H&M Group sales came to 52.54 billion Swedish kronor, or $6.24 billion, for the fourth quarter. A 3 percent sales decline in the first part of the quarter deepened to a 22 percent decline as a new wave of coronavirus measures swept across its markets. The company releases full-year results on Jan. 29.

“Industry conditions have remained challenging for H&M,” noted Richard Chamberlain of RBC, citing the negative impact of further lockdowns and social-distancing measures. The analyst flagged good momentum for the retailer before the second wave of coronavirus restrictions.

The Swedish fast-fashion retailer had outperformed expectations last quarter with stronger full-price sales, a key issue for a company that had been caught in discounting spirals in past years.

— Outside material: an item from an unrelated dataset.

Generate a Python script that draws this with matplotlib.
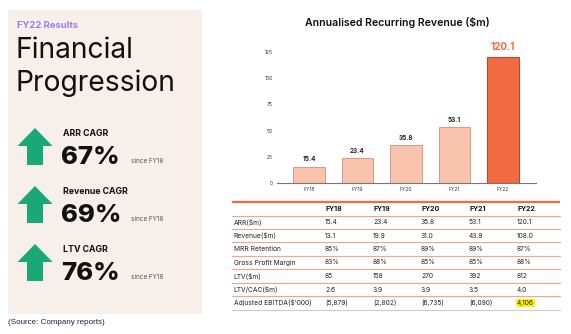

The retailer has undergone a broad overhaul, improving digital services and refocusing its offer. Signs of improvement were just emerging as the coronavirus crisis hit.

The group, which operates Cos, Monki and Weekday in addition to H&M, has reacted to the crisis by cutting costs and renegotiating leases for its sprawling network of stores.

Analysts have forecast a modest pace of recovery for the fast-fashion industry.